Observant l’agora depuis la fenêtre du foyer qui surplombe la place de l’Odéon, tout en tenant à jour la liste des lieux occupés, Lean retrouve un parfum de Nuit debout. Ce mouvement était né place de la République lors des manifestations contre la loi Travail en 2016. Ses initiateurs voulaient alors imaginer un nouveau modèle de société.

« Il y a chaque jour des dizaines d’associations qui viennent prendre la parole. On utilise le théâtre pour faire converger les luttes et on voit que cela fonctionne.
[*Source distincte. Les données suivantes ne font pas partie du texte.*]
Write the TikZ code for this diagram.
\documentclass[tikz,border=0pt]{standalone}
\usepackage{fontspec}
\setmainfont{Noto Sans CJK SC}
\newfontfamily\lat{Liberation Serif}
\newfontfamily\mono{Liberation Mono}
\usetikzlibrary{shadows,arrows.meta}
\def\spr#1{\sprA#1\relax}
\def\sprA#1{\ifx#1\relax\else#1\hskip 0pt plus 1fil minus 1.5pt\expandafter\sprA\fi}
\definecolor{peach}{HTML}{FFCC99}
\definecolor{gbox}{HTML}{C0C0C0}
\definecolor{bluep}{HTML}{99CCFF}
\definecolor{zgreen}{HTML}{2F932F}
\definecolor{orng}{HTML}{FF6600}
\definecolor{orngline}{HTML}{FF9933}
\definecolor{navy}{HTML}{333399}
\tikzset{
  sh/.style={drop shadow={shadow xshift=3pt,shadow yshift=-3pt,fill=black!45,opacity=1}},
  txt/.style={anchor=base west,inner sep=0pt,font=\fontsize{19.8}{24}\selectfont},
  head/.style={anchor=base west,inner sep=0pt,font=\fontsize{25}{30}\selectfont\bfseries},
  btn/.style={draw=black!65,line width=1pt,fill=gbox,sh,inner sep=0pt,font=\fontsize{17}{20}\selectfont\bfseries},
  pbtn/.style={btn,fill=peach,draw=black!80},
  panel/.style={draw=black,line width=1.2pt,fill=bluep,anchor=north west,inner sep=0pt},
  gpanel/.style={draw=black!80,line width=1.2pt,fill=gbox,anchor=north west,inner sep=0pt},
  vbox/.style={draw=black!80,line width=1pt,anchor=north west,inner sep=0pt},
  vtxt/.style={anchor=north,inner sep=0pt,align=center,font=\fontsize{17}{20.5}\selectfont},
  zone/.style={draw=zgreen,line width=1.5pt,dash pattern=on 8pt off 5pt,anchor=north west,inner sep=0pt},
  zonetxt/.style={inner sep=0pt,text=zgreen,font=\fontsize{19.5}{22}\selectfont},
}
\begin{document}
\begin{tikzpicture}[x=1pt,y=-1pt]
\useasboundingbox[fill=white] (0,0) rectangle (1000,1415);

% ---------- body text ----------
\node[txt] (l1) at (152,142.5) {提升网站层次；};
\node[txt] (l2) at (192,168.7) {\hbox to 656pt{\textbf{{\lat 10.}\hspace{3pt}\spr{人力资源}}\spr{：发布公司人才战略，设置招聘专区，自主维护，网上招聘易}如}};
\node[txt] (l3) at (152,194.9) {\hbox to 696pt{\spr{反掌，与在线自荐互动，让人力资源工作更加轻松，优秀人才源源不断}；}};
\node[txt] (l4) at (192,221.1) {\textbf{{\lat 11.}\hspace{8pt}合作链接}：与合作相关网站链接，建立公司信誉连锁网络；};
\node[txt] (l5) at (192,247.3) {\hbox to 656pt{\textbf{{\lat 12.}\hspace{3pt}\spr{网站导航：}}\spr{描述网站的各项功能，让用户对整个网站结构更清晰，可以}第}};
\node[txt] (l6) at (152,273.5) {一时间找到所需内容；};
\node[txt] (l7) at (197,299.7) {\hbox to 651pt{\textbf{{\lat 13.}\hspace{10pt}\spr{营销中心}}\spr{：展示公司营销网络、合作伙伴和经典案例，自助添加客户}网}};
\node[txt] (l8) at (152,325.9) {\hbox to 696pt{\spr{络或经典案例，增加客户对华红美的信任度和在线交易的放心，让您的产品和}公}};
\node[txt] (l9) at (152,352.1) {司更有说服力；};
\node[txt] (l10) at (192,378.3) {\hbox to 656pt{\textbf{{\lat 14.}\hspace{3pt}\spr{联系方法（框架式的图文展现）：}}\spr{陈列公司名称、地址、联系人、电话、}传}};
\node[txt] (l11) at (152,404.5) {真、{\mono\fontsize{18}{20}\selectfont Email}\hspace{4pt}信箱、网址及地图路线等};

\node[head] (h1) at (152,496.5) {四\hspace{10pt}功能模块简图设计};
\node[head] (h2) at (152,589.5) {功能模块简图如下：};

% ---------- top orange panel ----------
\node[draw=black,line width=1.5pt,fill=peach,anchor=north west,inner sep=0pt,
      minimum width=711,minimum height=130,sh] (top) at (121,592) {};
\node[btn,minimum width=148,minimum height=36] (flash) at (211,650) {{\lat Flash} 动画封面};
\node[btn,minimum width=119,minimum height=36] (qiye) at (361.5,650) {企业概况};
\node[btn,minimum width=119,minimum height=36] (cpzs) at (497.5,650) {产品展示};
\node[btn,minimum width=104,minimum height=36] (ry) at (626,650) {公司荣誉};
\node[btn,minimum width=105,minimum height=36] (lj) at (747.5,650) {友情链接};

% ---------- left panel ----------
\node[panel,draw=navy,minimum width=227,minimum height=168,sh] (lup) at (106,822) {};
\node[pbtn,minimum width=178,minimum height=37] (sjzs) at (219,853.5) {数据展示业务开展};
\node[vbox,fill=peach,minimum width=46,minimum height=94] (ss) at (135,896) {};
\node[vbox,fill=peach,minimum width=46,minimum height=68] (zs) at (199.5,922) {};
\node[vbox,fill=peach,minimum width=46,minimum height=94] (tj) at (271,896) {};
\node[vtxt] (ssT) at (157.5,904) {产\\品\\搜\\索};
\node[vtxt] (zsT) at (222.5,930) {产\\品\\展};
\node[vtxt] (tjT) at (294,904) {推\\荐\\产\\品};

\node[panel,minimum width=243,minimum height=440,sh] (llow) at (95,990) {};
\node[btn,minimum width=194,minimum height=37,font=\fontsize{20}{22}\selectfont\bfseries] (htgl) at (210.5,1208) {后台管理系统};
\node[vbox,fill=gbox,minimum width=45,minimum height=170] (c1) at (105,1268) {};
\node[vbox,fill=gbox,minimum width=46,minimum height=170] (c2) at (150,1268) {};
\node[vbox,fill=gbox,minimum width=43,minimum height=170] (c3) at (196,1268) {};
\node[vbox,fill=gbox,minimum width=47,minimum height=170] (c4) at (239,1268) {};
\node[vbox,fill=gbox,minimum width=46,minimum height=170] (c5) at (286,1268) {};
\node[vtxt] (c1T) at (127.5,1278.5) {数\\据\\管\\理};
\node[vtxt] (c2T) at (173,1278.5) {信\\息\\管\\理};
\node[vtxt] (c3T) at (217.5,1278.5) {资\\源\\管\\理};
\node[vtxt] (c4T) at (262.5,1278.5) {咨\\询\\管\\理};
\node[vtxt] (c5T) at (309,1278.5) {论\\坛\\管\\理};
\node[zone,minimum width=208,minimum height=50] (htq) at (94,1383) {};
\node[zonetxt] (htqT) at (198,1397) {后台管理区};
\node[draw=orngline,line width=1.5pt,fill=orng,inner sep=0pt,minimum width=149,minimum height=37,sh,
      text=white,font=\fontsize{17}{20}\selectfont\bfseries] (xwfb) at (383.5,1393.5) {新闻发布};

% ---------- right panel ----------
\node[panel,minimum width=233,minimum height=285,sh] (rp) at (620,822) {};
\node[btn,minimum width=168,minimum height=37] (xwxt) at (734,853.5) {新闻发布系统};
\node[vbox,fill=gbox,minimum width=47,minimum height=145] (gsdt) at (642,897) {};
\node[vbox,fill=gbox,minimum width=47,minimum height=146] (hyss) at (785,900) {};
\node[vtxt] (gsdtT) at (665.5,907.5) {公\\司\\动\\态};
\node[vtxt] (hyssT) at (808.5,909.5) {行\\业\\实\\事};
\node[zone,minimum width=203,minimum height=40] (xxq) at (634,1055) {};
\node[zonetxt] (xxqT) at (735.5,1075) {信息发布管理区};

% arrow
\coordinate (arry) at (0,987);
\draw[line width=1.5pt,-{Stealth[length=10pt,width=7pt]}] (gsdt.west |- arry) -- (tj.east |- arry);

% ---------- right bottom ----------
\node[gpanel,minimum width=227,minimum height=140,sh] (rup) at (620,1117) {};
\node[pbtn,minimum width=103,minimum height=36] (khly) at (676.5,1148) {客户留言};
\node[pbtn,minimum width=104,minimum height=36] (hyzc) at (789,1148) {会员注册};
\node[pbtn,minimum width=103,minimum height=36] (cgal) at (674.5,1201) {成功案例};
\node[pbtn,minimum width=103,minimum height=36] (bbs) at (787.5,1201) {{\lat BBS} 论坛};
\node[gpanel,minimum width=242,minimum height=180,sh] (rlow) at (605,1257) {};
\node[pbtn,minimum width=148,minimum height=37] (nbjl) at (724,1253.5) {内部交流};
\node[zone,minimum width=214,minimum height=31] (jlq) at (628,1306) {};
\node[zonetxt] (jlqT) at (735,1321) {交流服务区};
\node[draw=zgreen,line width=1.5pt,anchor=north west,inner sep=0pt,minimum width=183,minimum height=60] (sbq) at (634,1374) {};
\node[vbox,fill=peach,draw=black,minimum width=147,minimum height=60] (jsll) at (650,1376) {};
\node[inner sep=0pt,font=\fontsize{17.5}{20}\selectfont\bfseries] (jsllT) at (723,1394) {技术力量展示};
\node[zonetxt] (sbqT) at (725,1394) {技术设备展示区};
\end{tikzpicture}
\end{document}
Le mouvement a pris avec une telle force que j’espère qu’on va finir par se faire gentiment déborder », témoigne ce pianiste d’une trentaine d’années.
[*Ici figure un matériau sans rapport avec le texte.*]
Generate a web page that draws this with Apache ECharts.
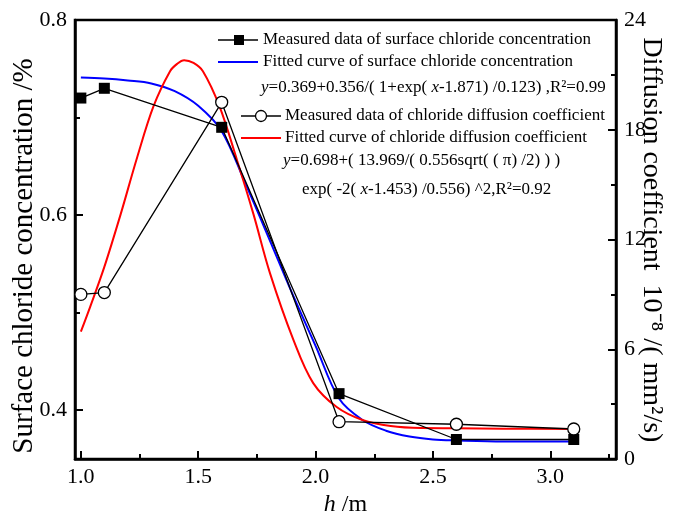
<!DOCTYPE html>
<html>
<head>
<meta charset="utf-8">
<script src="https://cdn.jsdelivr.net/npm/echarts@6/dist/echarts.min.js"></script>
<style>html,body{margin:0;padding:0;background:#fff;}#chart{width:686px;height:518px;}</style>
</head>
<body>
<div id="chart"></div>
<script>
// ---- data ----
const xMeasured = [1.0, 1.1, 1.6, 2.1, 2.6, 3.1];
const chlorideMeasured = [0.72, 0.73, 0.69, 0.417, 0.37, 0.37];
const diffusionMeasured = [9.0, 9.1, 19.5, 2.04, 1.9, 1.64];

const chlorideFitX = [1.0, 1.1, 1.2, 1.3, 1.4, 1.5, 1.6, 1.7, 1.8, 1.9, 2.0, 2.1, 2.2, 2.3, 2.4, 2.5, 2.6, 2.8, 3.1];
const chlorideFitY = [0.741, 0.740, 0.738, 0.735, 0.727, 0.712, 0.686, 0.633, 0.577, 0.52, 0.466, 0.412, 0.390, 0.379, 0.373, 0.370, 0.369, 0.368, 0.368];

const diffusionFitX = [1.0, 1.04, 1.1, 1.17, 1.24, 1.31, 1.38, 1.41, 1.44, 1.48, 1.52, 1.59, 1.665, 1.735, 1.806, 1.906, 1.99, 2.09, 2.2, 2.32, 2.45, 2.6, 2.8, 3.1];
const diffusionFitY = [6.96, 8.33, 10.5, 13.4, 16.5, 19.3, 21.2, 21.6, 21.8, 21.65, 21.2, 19.3, 16.35, 13.4, 10.15, 6.5, 4.15, 2.84, 2.13, 1.80, 1.69, 1.68, 1.66, 1.64];

const xTickValues = [1.0, 1.5, 2.0, 2.5, 3.0];
const xMinorTicks = [1.25, 1.75, 2.25, 2.75, 3.25];
const leftTickValues = [0.4, 0.6, 0.8];
const leftMinorTicks = [0.5, 0.7];

const leftTitle = 'Surface chloride concentration /%';
const rightTitle = 'Diffusion coefficient  10⁻⁸ /( mm²/s)';
const legendLabels = [
  'Measured data of surface chloride concentration',
  'Fitted curve of surface chloride concentration',
  'Measured data of chloride diffusion coefficient',
  'Fitted curve of chloride diffusion coefficient'
];
const formula1 = '{i|y}=0.369+0.356/( 1+exp( {i|x}-1.871) /0.123) ,R²=0.99';
const formula2a = '{i|y}=0.698+( 13.969/( 0.556sqrt( ( π) /2) ) )';
const formula2b = 'exp( -2( {i|x}-1.453) /0.556) ^2,R²=0.92';

// ---- chart ----
const FONT = '"Liberation Serif","Times New Roman",serif';
const zip = (a, b) => a.map((v, i) => [v, b[i]]);
const black = '#000';
const chart = echarts.init(document.getElementById('chart'));

const lbl = (txt, x, y) => ({
  type: 'text', x: x, y: y,
  style: { text: txt, fill: black, font: '17px ' + FONT, verticalAlign: 'middle', align: 'left',
    rich: { i: { fontStyle: 'italic', fontSize: 17, fontFamily: FONT, fill: black } } }
});

const option = {
  animation: false,
  backgroundColor: '#fff',
  grid: { left: 75, right: 70, top: 20, bottom: 59, outerBoundsMode: 'none', containLabel: false,
    show: true, borderColor: black, borderWidth: 2.5, backgroundColor: 'transparent' },
  xAxis: [
    {
      type: 'value', min: 0.975, max: 3.28, position: 'bottom',
      axisLine: { show: true, onZero: false, lineStyle: { color: black, width: 2.5 } },
      axisTick: { show: true, inside: true, length: 8, customValues: xTickValues, lineStyle: { color: black, width: 2 } },
      axisLabel: { show: true, customValues: xTickValues, formatter: v => Number(v).toFixed(1), color: black, fontSize: 22, fontFamily: FONT, margin: 7 },
      splitLine: { show: false },
      name: '{i|h} /m', nameLocation: 'middle', nameGap: 30,
      nameTextStyle: { color: black, fontSize: 24, fontFamily: FONT, rich: { i: { fontStyle: 'italic', fontSize: 24, fontFamily: FONT, color: black } } }
    },
    {
      type: 'value', min: 0.975, max: 3.28, position: 'bottom',
      axisLine: { show: false },
      axisTick: { show: true, inside: true, length: 5, customValues: xMinorTicks, lineStyle: { color: black, width: 2 } },
      axisLabel: { show: false },
      splitLine: { show: false }
    }
  ],
  yAxis: [
    {
      type: 'value', min: 0.35, max: 0.8, position: 'left',
      axisLine: { show: true, onZero: false, lineStyle: { color: black, width: 2.5 } },
      axisTick: { show: true, inside: true, length: 8, customValues: leftTickValues, lineStyle: { color: black, width: 2 } },
      axisLabel: { show: true, customValues: leftTickValues, formatter: v => Number(v).toFixed(1), color: black, fontSize: 22, fontFamily: FONT, margin: 8 },
      splitLine: { show: false }
    },
    {
      type: 'value', min: 0, max: 24, interval: 6, position: 'right',
      axisLine: { show: true, onZero: false, lineStyle: { color: black, width: 2.5 } },
      axisTick: { show: true, inside: true, length: 8, lineStyle: { color: black, width: 2 } },
      minorTick: { show: true, splitNumber: 2, length: 5, lineStyle: { color: black, width: 2 } },
      axisLabel: { show: true, color: black, fontSize: 22, fontFamily: FONT, margin: 8 },
      splitLine: { show: false }
    },
    {
      type: 'value', min: 0.35, max: 0.8, position: 'left',
      axisLine: { show: false },
      axisTick: { show: true, inside: true, length: 5, customValues: leftMinorTicks, lineStyle: { color: black, width: 2 } },
      axisLabel: { show: false },
      splitLine: { show: false }
    }
  ],
  series: [
    {
      name: legendLabels[1], type: 'line', xAxisIndex: 0, yAxisIndex: 0,
      data: zip(chlorideFitX, chlorideFitY), smooth: 0.35, showSymbol: false,
      lineStyle: { color: '#0000ff', width: 2 }, z: 2
    },
    {
      name: legendLabels[3], type: 'line', xAxisIndex: 0, yAxisIndex: 1,
      data: zip(diffusionFitX, diffusionFitY), smooth: 0.35, showSymbol: false,
      lineStyle: { color: '#ff0000', width: 2 }, z: 2
    },
    {
      name: legendLabels[0], type: 'line', xAxisIndex: 0, yAxisIndex: 0,
      data: zip(xMeasured, chlorideMeasured), symbol: 'rect', symbolSize: 11,
      itemStyle: { color: black }, lineStyle: { color: black, width: 1.3 }, z: 3
    },
    {
      name: legendLabels[2], type: 'line', xAxisIndex: 0, yAxisIndex: 1,
      data: zip(xMeasured, diffusionMeasured), symbol: 'circle', symbolSize: 12,
      itemStyle: { color: '#fff', borderColor: black, borderWidth: 1.3 }, lineStyle: { color: black, width: 1.3 }, z: 3
    }
  ],
  graphic: [
    // axis titles
    { type: 'text', x: 24, y: 256, rotation: Math.PI / 2,
      style: { text: leftTitle, fill: black, font: '29px ' + FONT, align: 'center', verticalAlign: 'middle' } },
    { type: 'text', x: 651, y: 240, rotation: -Math.PI / 2,
      style: { text: rightTitle, fill: black, font: '28px ' + FONT, align: 'center', verticalAlign: 'middle' } },
    // legend entry 1
    { type: 'line', shape: { x1: 218, y1: 40, x2: 258, y2: 40 }, style: { stroke: black, lineWidth: 1.3 } },
    { type: 'rect', shape: { x: 234, y: 35, width: 10, height: 10 }, style: { fill: black } },
    lbl(legendLabels[0], 263, 40),
    // legend entry 2
    { type: 'line', shape: { x1: 218, y1: 62, x2: 258, y2: 62 }, style: { stroke: '#0000ff', lineWidth: 2 } },
    lbl(legendLabels[1], 263, 62),
    lbl(formula1, 261, 88),
    // legend entry 3
    { type: 'line', shape: { x1: 241, y1: 116, x2: 281, y2: 116 }, style: { stroke: black, lineWidth: 1.3 } },
    { type: 'circle', shape: { cx: 261, cy: 116, r: 5.5 }, style: { fill: '#fff', stroke: black, lineWidth: 1.3 } },
    lbl(legendLabels[2], 285, 116),
    // legend entry 4
    { type: 'line', shape: { x1: 241, y1: 138, x2: 281, y2: 138 }, style: { stroke: '#ff0000', lineWidth: 2 } },
    lbl(legendLabels[3], 285, 138),
    lbl(formula2a, 283, 161),
    lbl(formula2b, 302, 190)
  ]
};
chart.setOption(option);
</script>
</body>
</html>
« Pousser un cri de révolte »

Mais l’agora, c’est aussi l’occasion de chanter, de danser et même de vibrer, lorsque le comédien Matthieu Marie, 47 ans, s’adresse à la foule depuis la terrasse située au dernier étage du théâtre. Sans micro, les cheveux dans le vent, il fait l’éloge du combat en cours : « Rarement peut-être les théâtres auront été aussi ouverts », clame-t-il, avant de descendre sur la place pour lire un texte d’Antonin Artaud, « Le théâtre et la Peste ».

« C’est un texte qui résonne bien avec la pandémie que nous vivons, explique-t-il. Antonin Artaud y fait le récit d’une longue peste au Moyen-Âge durant laquelle les gens cessent de respecter les cadres, notamment de la morale. Il fait un parallèle avec les interdictions répétées, à travers l’Histoire, du théâtre, coupable d’atteinte aux mœurs. Les poètes n’expliquent pas, ne donnent pas de réponse, mais ils parviennent à faire écho à ce que l’on vit, à toucher du doigt des questions que nous ne parvenons pas à formuler. »

Depuis un an, Matthieu Marie vit dans l’attente, se préparant pour de futurs projets qui ne cessent d’être reportés. « Comme je travaille surtout au théâtre, je suis passé de beaucoup de travail la saison précédente à pas de travail du tout, déplore-t-il. Cette pandémie met en évidence et accentue les inégalités et les aberrations d’un système qui s’est emballé tout seul. Comme toujours, les plus fragiles sortiront encore plus fragiles de cette crise. Nous sommes là pour pousser un cri de révolte car il y a un lien profond de précarité sociale et humaine entre les artistes et les plus précaires de nos sociétés capitalistes. »

Le public, resté en nombre malgré la pluie, savoure. Il y a des Parisiens de passage dans le quartier, curieux de toute cette agitation, mais aussi et surtout d’autres artistes qui soutiennent le mouvement depuis l’extérieur, et en particulier de nombreux jeunes.

« Aujourd’hui, je n’ai aucune perspective et j’ai l’impression de m’être engagé dans une voie qui n’est pas prise au sérieux. C’est très violent de se rendre compte que la culture n’est pas si importante dans la société que ce que je pensais », se désole Matthias, 24 ans, qui a terminé sa formation de comédien au printemps dernier et qui vit depuis un an de « petits jobs ».

Dix jours après le début de l’occupation du théâtre de l’Odéon et alors que 32 lieux de culture étaient occupés à travers le pays, dimanche 14 mars en milieu de journée, le gouvernement ne semble pas prêt à bouger, en particulier sur la réforme de l’assurance-chômage.

La ministre de la Culture, Roselyne Bachelot, qui a jugé « inutiles » et « dangereuses » ces occupations, a débloqué jeudi 20 millions d’euros supplémentaires d’aides. Pas suffisant, selon le syndicaliste Joachim Salinger, pour qui le mouvement doit continuer à prendre de l’ampleur.